Des réalités très différentes
Une concertation est donc lancée, qui s'achèvera à l'automne prochain. A son issue, cette autorité administrative indépendante donnera "d'ici décembre 2017 ou janvier 2018" son avis et un positionnement plus tranché sur cet épineux sujet. "Pour l'heure la concertation débute et prend la forme de cinq ateliers thématiques qui réuniront chacun une trentaine d'acteurs et d'experts au siège à Paris. Le sujet tarifaire fera pour sa part l'objet d'une consultation publique", ajoute Domitille Bonnefoi, directrice des réseaux à la CRE. Le régulateur ne se déplacera pas en région, comme il a pu le faire dans le cadre de précédentes concertations comme celle, beaucoup plus large, sur les smart grids. Les cinq thèmes retenus pour ces ateliers sont l'autoconsommation individuelle, l'autoconsommation collective, les mécanismes actuels de soutien, le cadre contractuel (complexe dans le cas de l'autoconsommation collective) et les offres de fourniture. "L'autoconsommation recouvre en effet des réalités très différentes qui ne génèrent pas les même bénéfices pour l'autoconsommateur et pour le système électrique", lit-on dans les éléments de réflexion que la CRE publie à cette occasion.
Concilier avec le maintien d'une solidarité nationale
Si le phénomène reste marginal - la CRE recense 14.000 autoconsommateurs, "soit 0,04 % des 37 millions de clients raccordés aux réseaux publics de distribution d’électricité" - il suscite aujourd'hui un réel engouement avec "près de la moitié des nouvelles demandes de raccordement de production aux réseaux de distribution qui sont en autoconsommation". Cela représenterait une production annuelle comprise entre 9 et 20 terawattheures, soit au maximum environ 4% de la consommation électrique française et cela permettrait aux foyers concernés d'économiser en moyenne 100 euros par an sur leur facture d'énergie, a détaillé lors du colloque Xavier Piechaczyk, membre du directoire du gestionnaire du réseau de transport d'électricité RTE.

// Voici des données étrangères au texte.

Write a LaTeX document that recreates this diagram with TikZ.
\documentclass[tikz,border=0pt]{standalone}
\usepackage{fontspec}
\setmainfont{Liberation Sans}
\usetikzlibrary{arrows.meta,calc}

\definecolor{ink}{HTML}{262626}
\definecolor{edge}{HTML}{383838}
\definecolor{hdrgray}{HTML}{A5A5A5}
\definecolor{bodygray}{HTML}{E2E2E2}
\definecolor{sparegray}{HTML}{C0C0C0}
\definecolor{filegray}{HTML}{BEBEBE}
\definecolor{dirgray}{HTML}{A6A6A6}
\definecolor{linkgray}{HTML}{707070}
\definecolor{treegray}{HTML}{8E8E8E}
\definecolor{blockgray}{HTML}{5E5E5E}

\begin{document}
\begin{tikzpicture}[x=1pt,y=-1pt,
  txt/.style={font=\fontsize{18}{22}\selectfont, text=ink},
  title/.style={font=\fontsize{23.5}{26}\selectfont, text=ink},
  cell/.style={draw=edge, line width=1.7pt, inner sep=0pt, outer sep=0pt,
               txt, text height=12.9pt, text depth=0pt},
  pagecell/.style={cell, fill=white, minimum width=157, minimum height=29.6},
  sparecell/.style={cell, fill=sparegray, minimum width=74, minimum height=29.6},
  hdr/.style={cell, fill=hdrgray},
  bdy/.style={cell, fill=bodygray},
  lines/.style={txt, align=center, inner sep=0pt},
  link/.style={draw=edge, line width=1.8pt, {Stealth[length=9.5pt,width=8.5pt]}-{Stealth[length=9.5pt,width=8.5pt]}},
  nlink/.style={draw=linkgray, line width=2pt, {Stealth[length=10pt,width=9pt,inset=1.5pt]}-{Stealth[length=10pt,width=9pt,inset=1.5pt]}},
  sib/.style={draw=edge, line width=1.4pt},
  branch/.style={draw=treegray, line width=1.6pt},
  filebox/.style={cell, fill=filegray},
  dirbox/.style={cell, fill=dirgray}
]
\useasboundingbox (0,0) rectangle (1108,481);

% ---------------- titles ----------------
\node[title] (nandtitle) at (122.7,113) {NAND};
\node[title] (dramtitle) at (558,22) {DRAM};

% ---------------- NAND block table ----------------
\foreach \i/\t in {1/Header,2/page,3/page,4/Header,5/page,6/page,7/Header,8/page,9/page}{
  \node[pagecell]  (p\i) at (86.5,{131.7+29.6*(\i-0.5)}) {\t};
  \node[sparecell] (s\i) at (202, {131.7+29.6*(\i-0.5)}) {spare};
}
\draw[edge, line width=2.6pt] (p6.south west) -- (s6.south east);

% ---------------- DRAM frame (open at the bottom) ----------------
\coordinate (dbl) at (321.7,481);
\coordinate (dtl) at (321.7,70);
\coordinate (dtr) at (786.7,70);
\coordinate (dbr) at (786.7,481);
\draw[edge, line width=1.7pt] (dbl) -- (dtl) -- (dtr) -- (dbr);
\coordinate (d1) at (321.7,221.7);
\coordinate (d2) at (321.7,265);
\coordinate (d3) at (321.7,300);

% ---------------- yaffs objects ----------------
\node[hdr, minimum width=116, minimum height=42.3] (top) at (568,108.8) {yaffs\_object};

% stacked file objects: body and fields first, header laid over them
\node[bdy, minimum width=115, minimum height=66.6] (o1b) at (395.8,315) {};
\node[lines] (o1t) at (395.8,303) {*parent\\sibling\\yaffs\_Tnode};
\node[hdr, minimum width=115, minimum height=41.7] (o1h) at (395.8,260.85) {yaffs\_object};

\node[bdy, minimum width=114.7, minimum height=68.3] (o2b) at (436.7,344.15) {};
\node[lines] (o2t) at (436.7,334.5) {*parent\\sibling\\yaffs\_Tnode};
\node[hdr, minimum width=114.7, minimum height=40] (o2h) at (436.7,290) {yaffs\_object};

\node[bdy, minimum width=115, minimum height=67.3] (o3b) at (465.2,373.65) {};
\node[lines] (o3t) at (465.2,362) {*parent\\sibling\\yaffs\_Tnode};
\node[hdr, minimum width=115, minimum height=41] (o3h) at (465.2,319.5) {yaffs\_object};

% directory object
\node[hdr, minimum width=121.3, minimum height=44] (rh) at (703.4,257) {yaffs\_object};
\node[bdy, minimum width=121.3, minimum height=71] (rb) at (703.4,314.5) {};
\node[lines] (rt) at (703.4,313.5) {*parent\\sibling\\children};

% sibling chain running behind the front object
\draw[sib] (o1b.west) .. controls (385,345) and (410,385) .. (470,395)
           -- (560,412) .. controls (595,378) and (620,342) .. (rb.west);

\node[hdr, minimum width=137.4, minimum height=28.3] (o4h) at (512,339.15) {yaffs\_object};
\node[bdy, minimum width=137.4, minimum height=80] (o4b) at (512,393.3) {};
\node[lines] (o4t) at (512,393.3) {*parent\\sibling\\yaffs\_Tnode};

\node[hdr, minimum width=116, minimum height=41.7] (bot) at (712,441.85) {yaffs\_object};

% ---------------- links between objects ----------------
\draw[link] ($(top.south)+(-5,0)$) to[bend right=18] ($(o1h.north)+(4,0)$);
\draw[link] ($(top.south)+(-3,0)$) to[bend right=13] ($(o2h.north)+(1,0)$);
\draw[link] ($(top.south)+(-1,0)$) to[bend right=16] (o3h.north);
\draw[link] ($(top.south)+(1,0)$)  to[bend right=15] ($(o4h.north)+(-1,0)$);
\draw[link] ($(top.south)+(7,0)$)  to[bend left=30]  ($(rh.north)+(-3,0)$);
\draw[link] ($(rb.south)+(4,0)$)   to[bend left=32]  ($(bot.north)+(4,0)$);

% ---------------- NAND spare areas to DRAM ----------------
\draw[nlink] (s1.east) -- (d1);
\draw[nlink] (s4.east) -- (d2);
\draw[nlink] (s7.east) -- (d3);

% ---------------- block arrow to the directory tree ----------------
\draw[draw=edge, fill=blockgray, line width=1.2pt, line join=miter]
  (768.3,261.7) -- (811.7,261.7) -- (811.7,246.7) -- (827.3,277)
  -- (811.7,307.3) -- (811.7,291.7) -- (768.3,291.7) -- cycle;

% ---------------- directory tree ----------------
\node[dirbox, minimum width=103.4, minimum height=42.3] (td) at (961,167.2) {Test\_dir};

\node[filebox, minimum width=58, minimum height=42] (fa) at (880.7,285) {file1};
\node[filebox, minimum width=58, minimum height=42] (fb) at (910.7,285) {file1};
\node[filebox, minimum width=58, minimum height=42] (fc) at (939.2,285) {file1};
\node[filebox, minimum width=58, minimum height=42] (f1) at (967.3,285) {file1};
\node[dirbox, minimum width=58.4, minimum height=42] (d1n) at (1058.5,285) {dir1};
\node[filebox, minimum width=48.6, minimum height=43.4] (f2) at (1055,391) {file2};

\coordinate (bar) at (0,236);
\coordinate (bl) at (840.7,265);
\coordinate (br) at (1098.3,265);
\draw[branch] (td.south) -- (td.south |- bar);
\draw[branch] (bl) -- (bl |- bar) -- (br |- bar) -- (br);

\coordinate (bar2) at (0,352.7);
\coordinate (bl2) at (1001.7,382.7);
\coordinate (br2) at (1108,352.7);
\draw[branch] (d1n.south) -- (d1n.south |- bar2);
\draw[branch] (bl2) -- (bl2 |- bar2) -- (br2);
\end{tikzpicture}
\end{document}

Par certains aspects, ce développement viendrait réinterroger le modèle énergétique français. L'autoconsommation est en effet un phénomène "par essence localisé", poursuit le document de réflexion servant de base à la concertation lancée par la CRE, à l'opposé du modèle actuel de fourniture d'électricité qui "ne prend pas en compte la dimension spatiale des flux". Il implique en outre de réinterroger le sens à donner à deux principes chers aux élus locaux et aux collectivités, qui sont, rappelons-le, organisatrices des distributions d'électricité en tant qu'autorités concédantes : les principes de péréquation (tarifs de fourniture et de réseau indépendants de la localisation sur le territoire national du site de soutirage, ndlr) et de timbre-poste (le fait de rendre la tarification de l'accès au réseau indépendante de la distance entre le site d'injection et le site de soutirage, ndlr).

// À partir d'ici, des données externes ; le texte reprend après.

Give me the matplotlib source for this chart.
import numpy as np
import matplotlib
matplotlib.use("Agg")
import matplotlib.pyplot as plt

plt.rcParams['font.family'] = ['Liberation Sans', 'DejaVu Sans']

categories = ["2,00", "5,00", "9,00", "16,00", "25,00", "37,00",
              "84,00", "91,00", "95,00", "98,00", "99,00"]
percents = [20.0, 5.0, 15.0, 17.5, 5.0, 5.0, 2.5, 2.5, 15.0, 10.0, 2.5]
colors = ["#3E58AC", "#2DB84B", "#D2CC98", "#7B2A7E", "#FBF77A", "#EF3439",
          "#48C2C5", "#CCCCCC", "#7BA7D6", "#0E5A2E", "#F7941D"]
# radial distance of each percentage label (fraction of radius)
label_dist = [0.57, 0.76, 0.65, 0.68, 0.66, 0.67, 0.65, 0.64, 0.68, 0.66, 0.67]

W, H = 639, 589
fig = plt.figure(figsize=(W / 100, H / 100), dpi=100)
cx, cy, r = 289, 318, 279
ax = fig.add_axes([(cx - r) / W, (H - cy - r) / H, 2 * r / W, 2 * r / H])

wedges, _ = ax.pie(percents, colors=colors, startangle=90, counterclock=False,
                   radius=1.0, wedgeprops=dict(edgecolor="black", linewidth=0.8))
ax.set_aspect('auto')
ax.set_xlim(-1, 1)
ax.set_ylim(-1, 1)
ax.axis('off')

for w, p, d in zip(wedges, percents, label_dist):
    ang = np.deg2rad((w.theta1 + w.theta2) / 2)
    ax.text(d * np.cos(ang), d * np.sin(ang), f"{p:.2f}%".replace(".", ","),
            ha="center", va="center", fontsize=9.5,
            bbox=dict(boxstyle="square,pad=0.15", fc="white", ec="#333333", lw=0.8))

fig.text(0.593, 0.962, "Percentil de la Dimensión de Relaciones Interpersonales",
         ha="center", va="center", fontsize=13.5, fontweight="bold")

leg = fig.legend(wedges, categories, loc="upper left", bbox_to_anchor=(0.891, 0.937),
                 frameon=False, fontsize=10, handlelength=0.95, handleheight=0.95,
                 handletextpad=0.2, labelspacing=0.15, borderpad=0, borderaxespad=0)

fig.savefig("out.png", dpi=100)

Il est donc temps d'ouvrir le débat, de se concerter et de rassembler, d'autant que des collectivités notamment régionales n'ont pas attendu et déjà affiché un soutien net à l'autoconsommation, via des appels à projets pour des installations photovoltaïques comme en Occitanie. A ce sujet, la CRE invite à veiller à ce que ces soutiens ne soient pas conçus de façon à "favoriser des effets contraires à l'objectif national de maîtrise de demande de l'énergie (MDE) ou à "entraîner des comportements purement financiers et absurdes du point de vue du système électrique".

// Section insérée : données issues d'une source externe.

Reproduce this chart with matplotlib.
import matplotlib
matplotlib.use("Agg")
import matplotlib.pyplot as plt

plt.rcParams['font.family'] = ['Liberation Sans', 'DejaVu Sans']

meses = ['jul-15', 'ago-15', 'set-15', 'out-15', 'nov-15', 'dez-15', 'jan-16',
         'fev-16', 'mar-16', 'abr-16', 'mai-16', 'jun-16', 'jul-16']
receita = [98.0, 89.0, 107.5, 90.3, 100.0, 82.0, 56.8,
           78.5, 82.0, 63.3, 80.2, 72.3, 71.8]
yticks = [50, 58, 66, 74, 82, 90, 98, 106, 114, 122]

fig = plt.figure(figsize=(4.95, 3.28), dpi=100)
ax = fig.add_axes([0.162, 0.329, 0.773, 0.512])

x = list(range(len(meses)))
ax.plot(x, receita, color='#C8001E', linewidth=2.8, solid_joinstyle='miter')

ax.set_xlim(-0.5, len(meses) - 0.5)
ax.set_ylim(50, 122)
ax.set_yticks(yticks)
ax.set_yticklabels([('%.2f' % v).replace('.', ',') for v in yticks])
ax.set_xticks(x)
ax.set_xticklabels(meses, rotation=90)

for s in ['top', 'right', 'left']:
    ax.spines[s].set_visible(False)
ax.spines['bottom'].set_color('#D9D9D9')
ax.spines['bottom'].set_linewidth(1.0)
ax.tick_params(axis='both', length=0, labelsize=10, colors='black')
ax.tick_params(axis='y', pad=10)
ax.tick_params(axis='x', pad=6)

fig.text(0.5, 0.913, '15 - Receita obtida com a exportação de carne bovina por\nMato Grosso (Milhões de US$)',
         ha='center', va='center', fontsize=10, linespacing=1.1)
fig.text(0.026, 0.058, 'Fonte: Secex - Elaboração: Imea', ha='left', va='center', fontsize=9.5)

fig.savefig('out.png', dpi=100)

De son côté, le gouvernement est "en réflexion" pour prolonger une exonération de taxe pour l'autoconsommation, a déclaré Michèle Pappalardo, directrice de cabinet du ministre de la Transition écologique et solidaire, Nicolas Hulot. En parallèle, a-t-elle ajouté, le gouvernement va augmenter les volumes prévus d'appels d'offres dédiés à l'autoconsommation à partir de 2018.